> **Set exercise**
In the entries below, count every line with the word "chart". Return only the count.

-- Source data start --

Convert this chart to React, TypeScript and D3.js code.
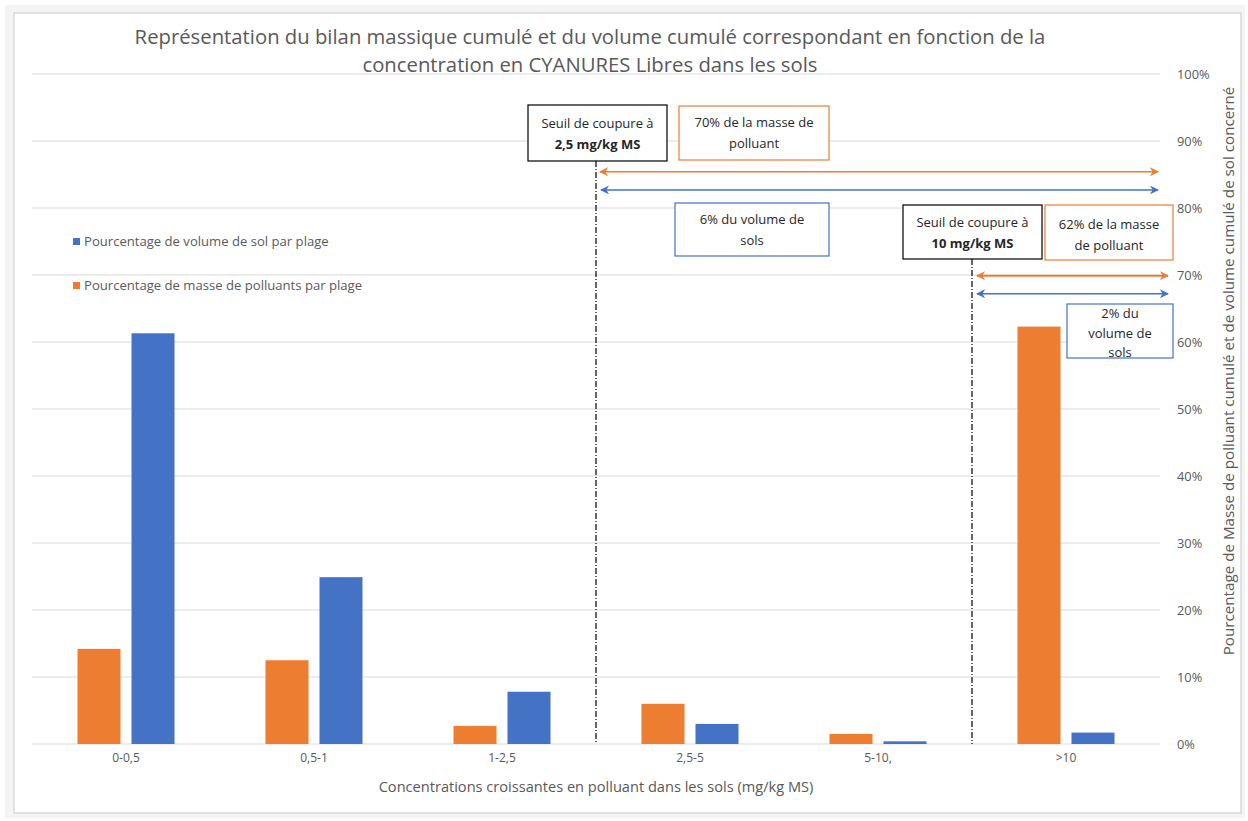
import React from "react";
import * as d3 from "d3";

// Concentration ranges (mg/kg MS)
const categories = ["0-0,5", "0,5-1", "1-2,5", "2,5-5", "5-10,", ">10"];
// Percentage of pollutant mass per range
const masseValues = [14.2, 12.5, 2.7, 6.0, 1.5, 62.3];
// Percentage of soil volume per range
const volumeValues = [61.3, 24.9, 7.8, 3.0, 0.4, 1.7];
const yTicks = [0, 10, 20, 30, 40, 50, 60, 70, 80, 90, 100];

const ORANGE = "#ED7D31";
const BLUE = "#4472C4";
const GRID = "#d9d9d9";
const TXT = "#595959";
const FONT = "'Open Sans', Lato, sans-serif";

const W = 1248;
const H = 821;

export default function App() {
  const x = d3.scaleBand<string>().domain(categories).range([32, 1160]).padding(0);
  const y = d3.scaleLinear().domain([0, 100]).range([744, 74]);
  const barW = 43;
  const gap = 11;
  const fmt = (v: number) => `${v}%`;

  const cut1 = x("2,5-5")!;
  const cut2 = x(">10")!;

  const arrows = [
    { color: ORANGE, x1: cut1 + 4, x2: 1158, yv: 85.4, w: 1.5 },
    { color: BLUE, x1: cut1 + 5, x2: 1158, yv: 82.7, w: 1.5 },
    { color: ORANGE, x1: cut2 + 5, x2: 1168, yv: 69.9, w: 2 },
    { color: BLUE, x1: cut2 + 5, x2: 1168, yv: 67.2, w: 1.5 },
  ];

  type Box = {
    x: number; y: number; w: number; h: number; stroke: string;
    lines: { t: string; bold?: boolean }[]; lh: number; first: number;
  };
  const boxes: Box[] = [
    { x: 528, y: 105, w: 139, h: 56, stroke: "#000", lh: 21, first: 128,
      lines: [{ t: "Seuil de coupure à" }, { t: "2,5 mg/kg MS", bold: true }] },
    { x: 679, y: 106, w: 150, h: 54, stroke: ORANGE, lh: 21, first: 127,
      lines: [{ t: "70% de la masse de" }, { t: "polluant" }] },
    { x: 675, y: 203, w: 154, h: 53, stroke: BLUE, lh: 21, first: 224,
      lines: [{ t: "6% du volume de" }, { t: "sols" }] },
    { x: 903, y: 205, w: 139, h: 54, stroke: "#000", lh: 21, first: 227,
      lines: [{ t: "Seuil de coupure à" }, { t: "10 mg/kg MS", bold: true }] },
    { x: 1045, y: 205, w: 128, h: 55, stroke: ORANGE, lh: 21, first: 229,
      lines: [{ t: "62% de la masse" }, { t: "de polluant" }] },
    { x: 1067, y: 304, w: 106, h: 54, stroke: BLUE, lh: 19.5, first: 318,
      lines: [{ t: "2% du" }, { t: "volume de" }, { t: "sols" }] },
  ];

  return (
    <svg
      width={W}
      height={H}
      style={{ position: "absolute", left: 0, top: 0, display: "block" }}
      fontFamily={FONT}
    >
      <defs>
        {[["o", ORANGE], ["b", BLUE]].map(([id, c]) => (
          <marker
            key={id}
            id={`arr-${id}`}
            viewBox="0 0 10 10"
            refX="9"
            refY="5"
            markerWidth="9"
            markerHeight="9"
            markerUnits="userSpaceOnUse"
            orient="auto-start-reverse"
          >
            <path d="M0,0 L10,5 L0,10 L3,5 Z" fill={c} />
          </marker>
        ))}
      </defs>

      <rect x={0} y={0} width={W} height={H} fill="#fff" />
      <rect x={5} y={5} width={1240} height={813} fill="#f4f4f4" />
      <rect x={14} y={13} width={1227} height={800} fill="#fff" stroke={GRID} strokeWidth={1.5} />

      {/* Title */}
      <text x={590} y={44} textAnchor="middle" fontSize={20.3} fill={TXT}>
        Représentation du bilan massique cumulé et du volume cumulé correspondant en fonction de la
      </text>
      <text x={590} y={72} textAnchor="middle" fontSize={20.3} fill={TXT}>
        concentration en CYANURES Libres dans les sols
      </text>

      {/* Gridlines and right axis */}
      {yTicks.map((t) => (
        <g key={t}>
          <line x1={32} x2={1160} y1={y(t)} y2={y(t)} stroke={GRID} strokeWidth={1} />
          <text x={1177} y={y(t) + 4.5} fontSize={12.8} fill={TXT}>
            {fmt(t)}
          </text>
        </g>
      ))}

      {/* Bars */}
      {categories.map((c, i) => {
        const cx = x(c)! + x.bandwidth() / 2;
        return (
          <g key={c}>
            <rect
              x={cx - gap / 2 - barW}
              y={y(masseValues[i])}
              width={barW}
              height={y(0) - y(masseValues[i])}
              fill={ORANGE}
            />
            <rect
              x={cx + gap / 2}
              y={y(volumeValues[i])}
              width={barW}
              height={y(0) - y(volumeValues[i])}
              fill={BLUE}
            />
            <text x={cx} y={762} textAnchor="middle" fontSize={12} fill={TXT}>
              {c}
            </text>
          </g>
        );
      })}

      {/* Threshold lines */}
      <line x1={cut1} x2={cut1} y1={161} y2={y(0)} stroke="#000" strokeWidth={1.2} strokeDasharray="6,2,1,2" />
      <line x1={cut2} x2={cut2} y1={259} y2={y(0)} stroke="#000" strokeWidth={1.2} strokeDasharray="6,2,1,2" />

      {/* Range arrows */}
      {arrows.map((a, i) => (
        <line
          key={i}
          x1={a.x1}
          x2={a.x2}
          y1={y(a.yv)}
          y2={y(a.yv)}
          stroke={a.color}
          strokeWidth={a.w}
          markerStart={`url(#arr-${a.color === ORANGE ? "o" : "b"})`}
          markerEnd={`url(#arr-${a.color === ORANGE ? "o" : "b"})`}
        />
      ))}

      {/* Annotation boxes */}
      {boxes.map((b, i) => (
        <g key={i}>
          <rect x={b.x} y={b.y} width={b.w} height={b.h} fill="#fff" stroke={b.stroke} strokeWidth={1.2} />
          {b.lines.map((l, j) => (
            <text
              key={j}
              x={b.x + b.w / 2}
              y={b.first + j * b.lh}
              textAnchor="middle"
              fontSize={13}
              fontWeight={l.bold ? 700 : 400}
              fill="#262626"
            >
              {l.t}
            </text>
          ))}
        </g>
      ))}

      {/* Legend */}
      <rect x={73} y={238} width={7} height={7} fill={BLUE} />
      <text x={84} y={246} fontSize={13.1} fill={TXT}>
        Pourcentage de volume de sol par plage
      </text>
      <rect x={73} y={282} width={7} height={7} fill={ORANGE} />
      <text x={84} y={290} fontSize={13.1} fill={TXT}>
        Pourcentage de masse de polluants par plage
      </text>

      {/* Axis titles */}
      <text x={596} y={792} textAnchor="middle" fontSize={14.6} fill={TXT}>
        Concentrations croissantes en polluant dans les sols (mg/kg MS)
      </text>
      <text
        transform={`translate(1234,371) rotate(-90)`}
        textAnchor="middle"
        fontSize={15.2}
        fill={TXT}
      >
        Pourcentage de Masse de polluant cumulé et de volume cumulé de sol concerné
      </text>
    </svg>
  );
}
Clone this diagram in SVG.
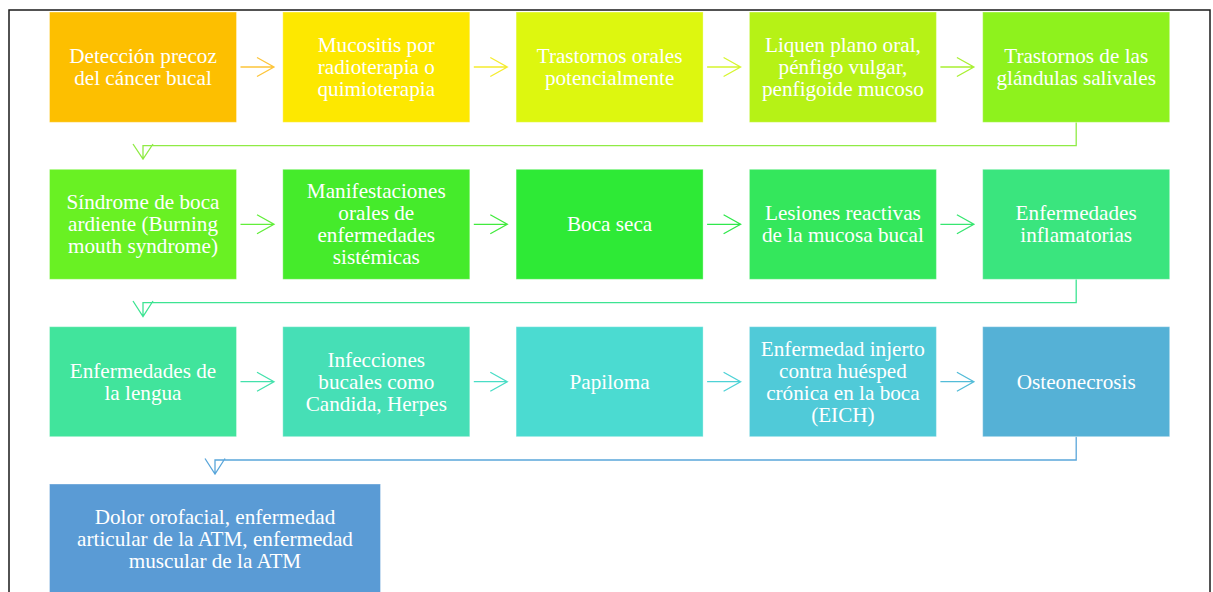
<svg xmlns="http://www.w3.org/2000/svg" width="1213" height="592" viewBox="0 0 1213 592" font-family="'Liberation Serif', serif">
  <style>
    .box { stroke: #ffffff; stroke-opacity: 0.35; stroke-width: 1; }
    text { font-family: "Liberation Serif", "Times New Roman", serif; font-size: 21.2px; fill: #ffffff; text-anchor: middle; }
    .con { fill: none; stroke-width: 1.3; }
    .frame { fill: none; stroke: #1a1a1a; stroke-width: 1.5; }
  </style>

  <rect width="1213" height="592" fill="#ffffff"/>
  <rect class="frame" x="9" y="10" width="1201" height="600"/>

  <!-- connectors -->
  <g id="connectors">
    <!-- row 1 -->
    <path class="con" stroke="#FDC53A" d="M240.5 67 H274 M257 57.5 L274 67 L257 76.5"/>
    <path class="con" stroke="#F5EC2E" d="M473.8 67 H507.3 M490.3 57.5 L507.3 67 L490.3 76.5"/>
    <path class="con" stroke="#D6F52E" d="M707.1 67 H740.6 M723.6 57.5 L740.6 67 L723.6 76.5"/>
    <path class="con" stroke="#A9F032" d="M940.4 67 H973.9 M956.9 57.5 L973.9 67 L956.9 76.5"/>
    <path class="con" stroke="#8FEB45" d="M1076.2 122.3 V145.6 H143 V159 M133 144 L143 159 L153 144"/>
    <!-- row 2 -->
    <path class="con" stroke="#62EE3A" d="M240.5 224.3 H274 M257 214.8 L274 224.3 L257 233.8"/>
    <path class="con" stroke="#42EA3E" d="M473.8 224.3 H507.3 M490.3 214.8 L507.3 224.3 L490.3 233.8"/>
    <path class="con" stroke="#30E84C" d="M707.1 224.3 H740.6 M723.6 214.8 L740.6 224.3 L723.6 233.8"/>
    <path class="con" stroke="#37E670" d="M940.4 224.3 H973.9 M956.9 214.8 L973.9 224.3 L956.9 233.8"/>
    <path class="con" stroke="#3DE492" d="M1076.2 279.3 V302.7 H143 V316.5 M133 301 L143 316.5 L153 301"/>
    <!-- row 3 -->
    <path class="con" stroke="#44E1AC" d="M240.5 381.7 H274 M257 372.2 L274 381.7 L257 391.2"/>
    <path class="con" stroke="#49DDC6" d="M473.8 381.7 H507.3 M490.3 372.2 L507.3 381.7 L490.3 391.2"/>
    <path class="con" stroke="#4ED2D6" d="M707.1 381.7 H740.6 M723.6 372.2 L740.6 381.7 L723.6 391.2"/>
    <path class="con" stroke="#53BCD8" d="M940.4 381.7 H973.9 M956.9 372.2 L973.9 381.7 L956.9 391.2"/>
    <path class="con" stroke="#5AA6DA" d="M1076.2 436.7 V460 H215 V474 M205 458.5 L215 474 L225 458.5"/>
  </g>

  <!-- row 1 -->
  <g id="n1">
    <rect class="box" x="49.5" y="12" width="187" height="110.3" fill="#FDBF00"/>
    <text x="143" y="63">Detección precoz</text>
    <text x="143" y="85">del cáncer bucal</text>
  </g>
  <g id="n2">
    <rect class="box" x="282.8" y="12" width="187" height="110.3" fill="#FDE800"/>
    <text x="376.3" y="52">Mucositis por</text>
    <text x="376.3" y="74">radioterapia o</text>
    <text x="376.3" y="96">quimioterapia</text>
  </g>
  <g id="n3">
    <rect class="box" x="516.1" y="12" width="187" height="110.3" fill="#DDF70F"/>
    <text x="609.6" y="63">Trastornos orales</text>
    <text x="609.6" y="85">potencialmente</text>
  </g>
  <g id="n4">
    <rect class="box" x="749.4" y="12" width="187" height="110.3" fill="#B6F216"/>
    <text x="842.9" y="52">Liquen plano oral,</text>
    <text x="842.9" y="74">pénfigo vulgar,</text>
    <text x="842.9" y="96">penfigoide mucoso</text>
  </g>
  <g id="n5">
    <rect class="box" x="982.7" y="12" width="187" height="110.3" fill="#8EF21D"/>
    <text x="1076.2" y="63">Trastornos de las</text>
    <text x="1076.2" y="85">glándulas salivales</text>
  </g>

  <!-- row 2 -->
  <g id="n6">
    <rect class="box" x="49.5" y="169.3" width="187" height="110" fill="#69F123"/>
    <text x="143" y="209.3">Síndrome de boca</text>
    <text x="143" y="231.3">ardiente (Burning</text>
    <text x="143" y="253.3">mouth syndrome)</text>
  </g>
  <g id="n7">
    <rect class="box" x="282.8" y="169.3" width="187" height="110" fill="#45EB2B"/>
    <text x="376.3" y="198.3">Manifestaciones</text>
    <text x="376.3" y="220.3">orales de</text>
    <text x="376.3" y="242.3">enfermedades</text>
    <text x="376.3" y="264.3">sistémicas</text>
  </g>
  <g id="n8">
    <rect class="box" x="516.1" y="169.3" width="187" height="110" fill="#2EEA36"/>
    <text x="609.6" y="231.3">Boca seca</text>
  </g>
  <g id="n9">
    <rect class="box" x="749.4" y="169.3" width="187" height="110" fill="#34E75C"/>
    <text x="842.9" y="220.3">Lesiones reactivas</text>
    <text x="842.9" y="242.3">de la mucosa bucal</text>
  </g>
  <g id="n10">
    <rect class="box" x="982.7" y="169.3" width="187" height="110" fill="#3AE57E"/>
    <text x="1076.2" y="220.3">Enfermedades</text>
    <text x="1076.2" y="242.3">inflamatorias</text>
  </g>

  <!-- row 3 -->
  <g id="n11">
    <rect class="box" x="49.5" y="326.7" width="187" height="110" fill="#41E49C"/>
    <text x="143" y="377.7">Enfermedades de</text>
    <text x="143" y="399.7">la lengua</text>
  </g>
  <g id="n12">
    <rect class="box" x="282.8" y="326.7" width="187" height="110" fill="#46DFB6"/>
    <text x="376.3" y="366.7">Infecciones</text>
    <text x="376.3" y="388.7">bucales como</text>
    <text x="376.3" y="410.7">Candida, Herpes</text>
  </g>
  <g id="n13">
    <rect class="box" x="516.1" y="326.7" width="187" height="110" fill="#4BDBD1"/>
    <text x="609.6" y="388.7">Papiloma</text>
  </g>
  <g id="n14">
    <rect class="box" x="749.4" y="326.7" width="187" height="110" fill="#50CAD8"/>
    <text x="842.9" y="355.7">Enfermedad injerto</text>
    <text x="842.9" y="377.7">contra huésped</text>
    <text x="842.9" y="399.7">crónica en la boca</text>
    <text x="842.9" y="421.7">(EICH)</text>
  </g>
  <g id="n15">
    <rect class="box" x="982.7" y="326.7" width="187" height="110" fill="#55B1D6"/>
    <text x="1076.2" y="388.7">Osteonecrosis</text>
  </g>

  <!-- row 4 -->
  <g id="n16">
    <rect class="box" x="49.5" y="484" width="331" height="110" fill="#5A9BD5"/>
    <text x="215" y="524">Dolor orofacial, enfermedad</text>
    <text x="215" y="546">articular de la ATM, enfermedad</text>
    <text x="215" y="568">muscular de la ATM</text>
  </g>
</svg>
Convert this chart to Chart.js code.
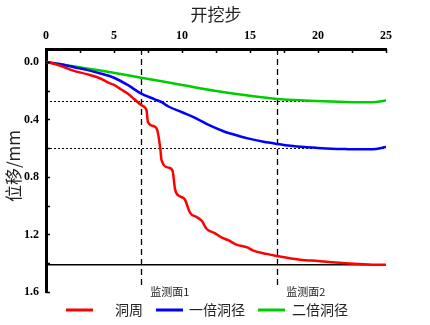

-- Source data end --

> **Reply to the exercise**
2